OBJECTIVE:
Set down all of the data that follows word for word, without the images.

DATASET CONTENT:
______________________________

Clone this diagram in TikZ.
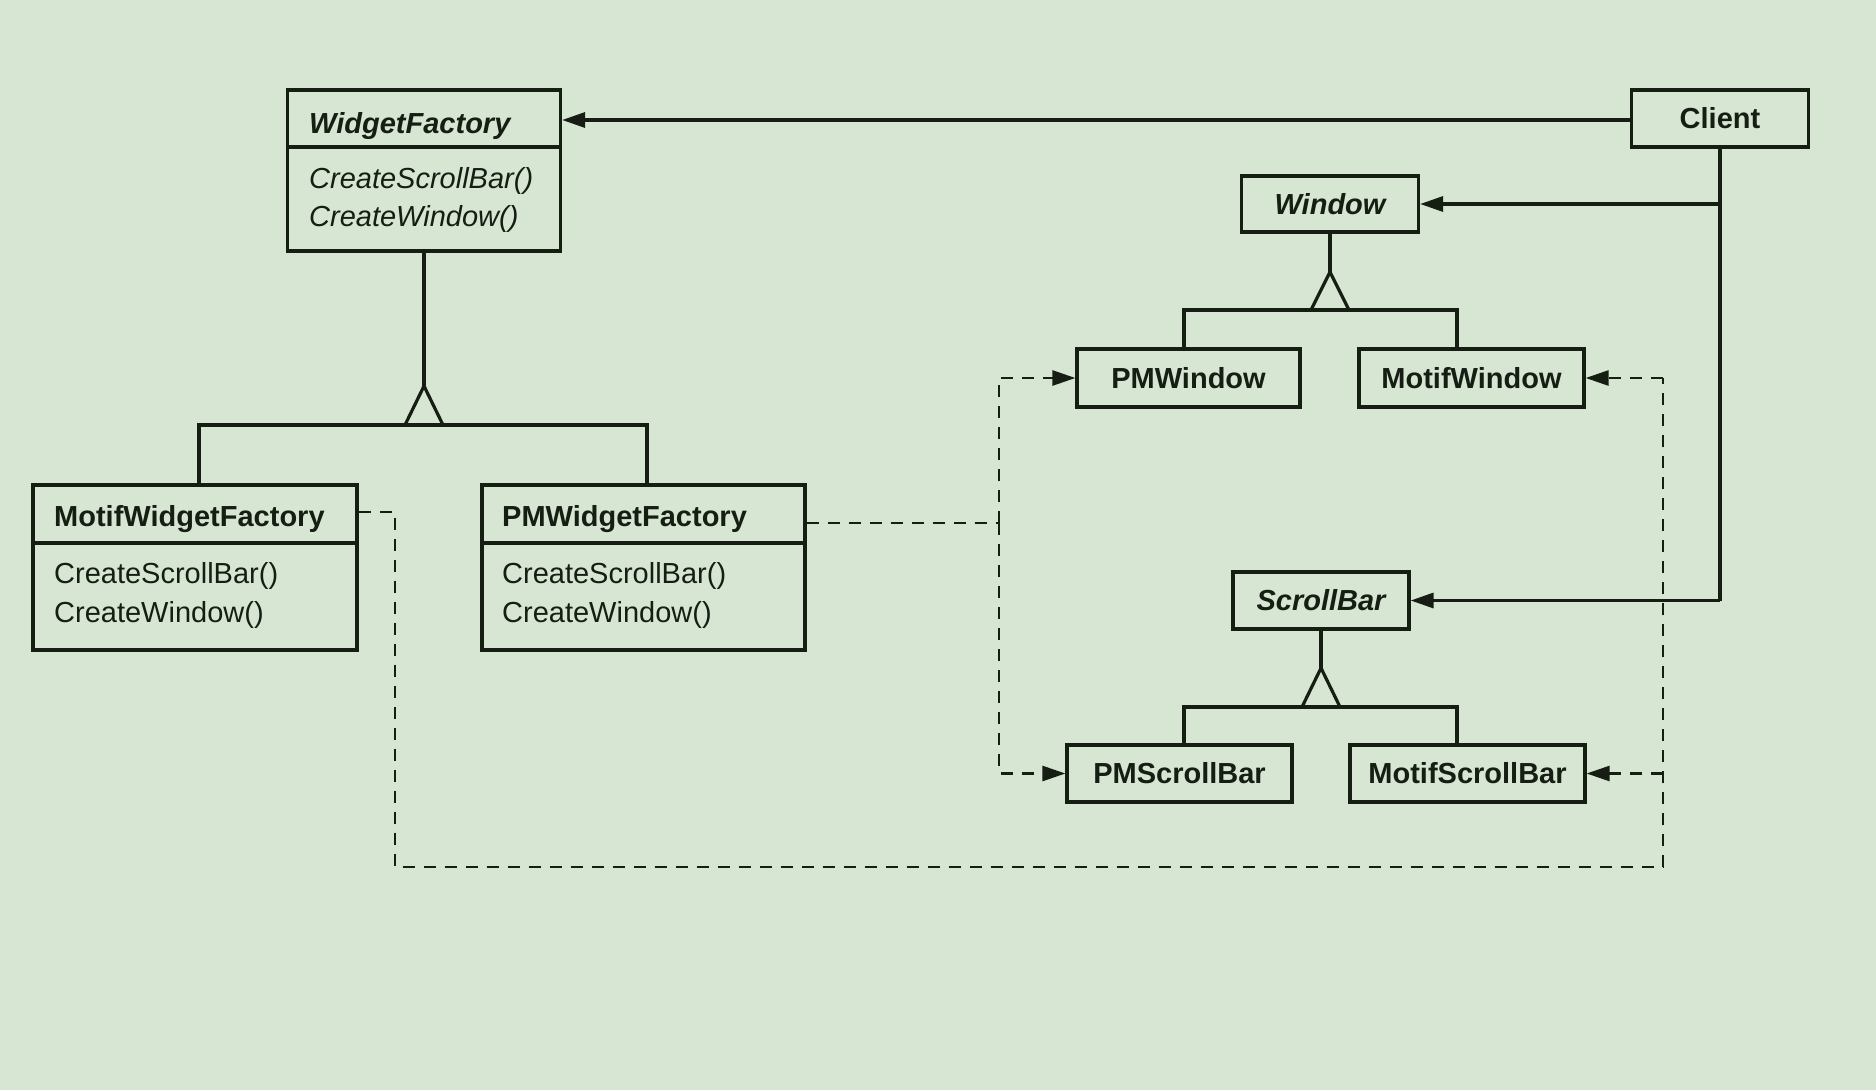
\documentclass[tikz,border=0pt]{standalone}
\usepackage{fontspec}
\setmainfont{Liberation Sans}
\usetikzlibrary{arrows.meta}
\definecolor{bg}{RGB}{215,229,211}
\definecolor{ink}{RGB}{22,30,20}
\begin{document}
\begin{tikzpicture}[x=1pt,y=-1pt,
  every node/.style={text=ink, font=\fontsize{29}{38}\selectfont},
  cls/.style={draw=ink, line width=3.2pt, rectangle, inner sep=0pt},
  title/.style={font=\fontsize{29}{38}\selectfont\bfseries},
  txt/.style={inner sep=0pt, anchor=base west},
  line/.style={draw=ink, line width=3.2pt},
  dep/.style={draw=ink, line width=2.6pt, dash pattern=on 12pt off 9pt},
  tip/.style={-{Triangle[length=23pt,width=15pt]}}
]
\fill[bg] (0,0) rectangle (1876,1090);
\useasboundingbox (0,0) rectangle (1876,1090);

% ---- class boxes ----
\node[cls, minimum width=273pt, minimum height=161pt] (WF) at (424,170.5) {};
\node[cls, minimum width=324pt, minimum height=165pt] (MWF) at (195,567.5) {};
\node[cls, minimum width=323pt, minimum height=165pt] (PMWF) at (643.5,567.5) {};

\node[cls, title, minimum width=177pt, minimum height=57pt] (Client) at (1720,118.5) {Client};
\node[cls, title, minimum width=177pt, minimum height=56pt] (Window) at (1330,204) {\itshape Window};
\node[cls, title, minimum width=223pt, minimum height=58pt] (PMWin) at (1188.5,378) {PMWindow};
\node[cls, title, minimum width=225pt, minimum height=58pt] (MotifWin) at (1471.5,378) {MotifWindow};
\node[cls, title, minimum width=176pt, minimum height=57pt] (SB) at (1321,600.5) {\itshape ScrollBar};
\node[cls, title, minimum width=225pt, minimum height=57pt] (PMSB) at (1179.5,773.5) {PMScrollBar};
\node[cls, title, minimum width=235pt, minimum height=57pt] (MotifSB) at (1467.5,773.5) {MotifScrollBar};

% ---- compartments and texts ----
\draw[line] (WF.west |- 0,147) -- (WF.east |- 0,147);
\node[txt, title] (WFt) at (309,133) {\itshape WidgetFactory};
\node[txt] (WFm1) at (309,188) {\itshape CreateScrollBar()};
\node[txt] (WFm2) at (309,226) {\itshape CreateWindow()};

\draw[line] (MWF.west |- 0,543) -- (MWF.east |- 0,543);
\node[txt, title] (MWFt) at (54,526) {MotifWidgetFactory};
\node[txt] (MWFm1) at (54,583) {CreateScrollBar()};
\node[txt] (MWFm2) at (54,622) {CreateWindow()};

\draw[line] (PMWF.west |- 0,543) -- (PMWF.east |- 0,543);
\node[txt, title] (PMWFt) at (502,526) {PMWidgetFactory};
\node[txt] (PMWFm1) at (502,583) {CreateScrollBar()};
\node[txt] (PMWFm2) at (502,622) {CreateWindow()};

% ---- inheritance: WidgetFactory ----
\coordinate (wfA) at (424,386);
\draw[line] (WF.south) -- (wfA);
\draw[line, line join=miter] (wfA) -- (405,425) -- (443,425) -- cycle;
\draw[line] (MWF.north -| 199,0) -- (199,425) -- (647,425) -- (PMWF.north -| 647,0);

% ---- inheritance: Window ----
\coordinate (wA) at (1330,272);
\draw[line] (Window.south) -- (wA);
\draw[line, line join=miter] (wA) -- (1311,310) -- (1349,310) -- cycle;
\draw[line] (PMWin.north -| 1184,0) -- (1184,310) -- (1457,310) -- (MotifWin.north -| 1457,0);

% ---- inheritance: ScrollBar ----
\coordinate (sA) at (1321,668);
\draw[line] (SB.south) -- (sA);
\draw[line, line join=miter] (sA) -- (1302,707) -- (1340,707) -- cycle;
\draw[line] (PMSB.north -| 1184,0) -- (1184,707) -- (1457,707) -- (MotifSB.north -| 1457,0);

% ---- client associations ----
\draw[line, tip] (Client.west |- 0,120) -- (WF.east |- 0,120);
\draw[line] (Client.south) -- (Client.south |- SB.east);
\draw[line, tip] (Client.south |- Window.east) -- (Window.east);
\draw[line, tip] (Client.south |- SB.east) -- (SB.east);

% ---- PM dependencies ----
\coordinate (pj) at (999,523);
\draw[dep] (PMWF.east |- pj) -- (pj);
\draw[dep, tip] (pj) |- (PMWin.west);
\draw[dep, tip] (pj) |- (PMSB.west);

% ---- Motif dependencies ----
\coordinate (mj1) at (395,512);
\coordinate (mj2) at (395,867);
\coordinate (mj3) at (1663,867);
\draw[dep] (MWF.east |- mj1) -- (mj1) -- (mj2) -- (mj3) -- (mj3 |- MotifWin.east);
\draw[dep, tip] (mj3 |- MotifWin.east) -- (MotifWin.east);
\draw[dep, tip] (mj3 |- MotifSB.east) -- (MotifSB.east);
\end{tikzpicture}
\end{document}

______________________________

FULL RESPONSE:
Clone this diagram in TikZ.
\documentclass[tikz,border=0pt]{standalone}
\usepackage{fontspec}
\setmainfont{Liberation Sans}
\usetikzlibrary{arrows.meta}
\definecolor{bg}{RGB}{215,229,211}
\definecolor{ink}{RGB}{22,30,20}
\begin{document}
\begin{tikzpicture}[x=1pt,y=-1pt,
  every node/.style={text=ink, font=\fontsize{29}{38}\selectfont},
  cls/.style={draw=ink, line width=3.2pt, rectangle, inner sep=0pt},
  title/.style={font=\fontsize{29}{38}\selectfont\bfseries},
  txt/.style={inner sep=0pt, anchor=base west},
  line/.style={draw=ink, line width=3.2pt},
  dep/.style={draw=ink, line width=2.6pt, dash pattern=on 12pt off 9pt},
  tip/.style={-{Triangle[length=23pt,width=15pt]}}
]
\fill[bg] (0,0) rectangle (1876,1090);
\useasboundingbox (0,0) rectangle (1876,1090);

% ---- class boxes ----
\node[cls, minimum width=273pt, minimum height=161pt] (WF) at (424,170.5) {};
\node[cls, minimum width=324pt, minimum height=165pt] (MWF) at (195,567.5) {};
\node[cls, minimum width=323pt, minimum height=165pt] (PMWF) at (643.5,567.5) {};

\node[cls, title, minimum width=177pt, minimum height=57pt] (Client) at (1720,118.5) {Client};
\node[cls, title, minimum width=177pt, minimum height=56pt] (Window) at (1330,204) {\itshape Window};
\node[cls, title, minimum width=223pt, minimum height=58pt] (PMWin) at (1188.5,378) {PMWindow};
\node[cls, title, minimum width=225pt, minimum height=58pt] (MotifWin) at (1471.5,378) {MotifWindow};
\node[cls, title, minimum width=176pt, minimum height=57pt] (SB) at (1321,600.5) {\itshape ScrollBar};
\node[cls, title, minimum width=225pt, minimum height=57pt] (PMSB) at (1179.5,773.5) {PMScrollBar};
\node[cls, title, minimum width=235pt, minimum height=57pt] (MotifSB) at (1467.5,773.5) {MotifScrollBar};

% ---- compartments and texts ----
\draw[line] (WF.west |- 0,147) -- (WF.east |- 0,147);
\node[txt, title] (WFt) at (309,133) {\itshape WidgetFactory};
\node[txt] (WFm1) at (309,188) {\itshape CreateScrollBar()};
\node[txt] (WFm2) at (309,226) {\itshape CreateWindow()};

\draw[line] (MWF.west |- 0,543) -- (MWF.east |- 0,543);
\node[txt, title] (MWFt) at (54,526) {MotifWidgetFactory};
\node[txt] (MWFm1) at (54,583) {CreateScrollBar()};
\node[txt] (MWFm2) at (54,622) {CreateWindow()};

\draw[line] (PMWF.west |- 0,543) -- (PMWF.east |- 0,543);
\node[txt, title] (PMWFt) at (502,526) {PMWidgetFactory};
\node[txt] (PMWFm1) at (502,583) {CreateScrollBar()};
\node[txt] (PMWFm2) at (502,622) {CreateWindow()};

% ---- inheritance: WidgetFactory ----
\coordinate (wfA) at (424,386);
\draw[line] (WF.south) -- (wfA);
\draw[line, line join=miter] (wfA) -- (405,425) -- (443,425) -- cycle;
\draw[line] (MWF.north -| 199,0) -- (199,425) -- (647,425) -- (PMWF.north -| 647,0);

% ---- inheritance: Window ----
\coordinate (wA) at (1330,272);
\draw[line] (Window.south) -- (wA);
\draw[line, line join=miter] (wA) -- (1311,310) -- (1349,310) -- cycle;
\draw[line] (PMWin.north -| 1184,0) -- (1184,310) -- (1457,310) -- (MotifWin.north -| 1457,0);

% ---- inheritance: ScrollBar ----
\coordinate (sA) at (1321,668);
\draw[line] (SB.south) -- (sA);
\draw[line, line join=miter] (sA) -- (1302,707) -- (1340,707) -- cycle;
\draw[line] (PMSB.north -| 1184,0) -- (1184,707) -- (1457,707) -- (MotifSB.north -| 1457,0);

% ---- client associations ----
\draw[line, tip] (Client.west |- 0,120) -- (WF.east |- 0,120);
\draw[line] (Client.south) -- (Client.south |- SB.east);
\draw[line, tip] (Client.south |- Window.east) -- (Window.east);
\draw[line, tip] (Client.south |- SB.east) -- (SB.east);

% ---- PM dependencies ----
\coordinate (pj) at (999,523);
\draw[dep] (PMWF.east |- pj) -- (pj);
\draw[dep, tip] (pj) |- (PMWin.west);
\draw[dep, tip] (pj) |- (PMSB.west);

% ---- Motif dependencies ----
\coordinate (mj1) at (395,512);
\coordinate (mj2) at (395,867);
\coordinate (mj3) at (1663,867);
\draw[dep] (MWF.east |- mj1) -- (mj1) -- (mj2) -- (mj3) -- (mj3 |- MotifWin.east);
\draw[dep, tip] (mj3 |- MotifWin.east) -- (MotifWin.east);
\draw[dep, tip] (mj3 |- MotifSB.east) -- (MotifSB.east);
\end{tikzpicture}
\end{document}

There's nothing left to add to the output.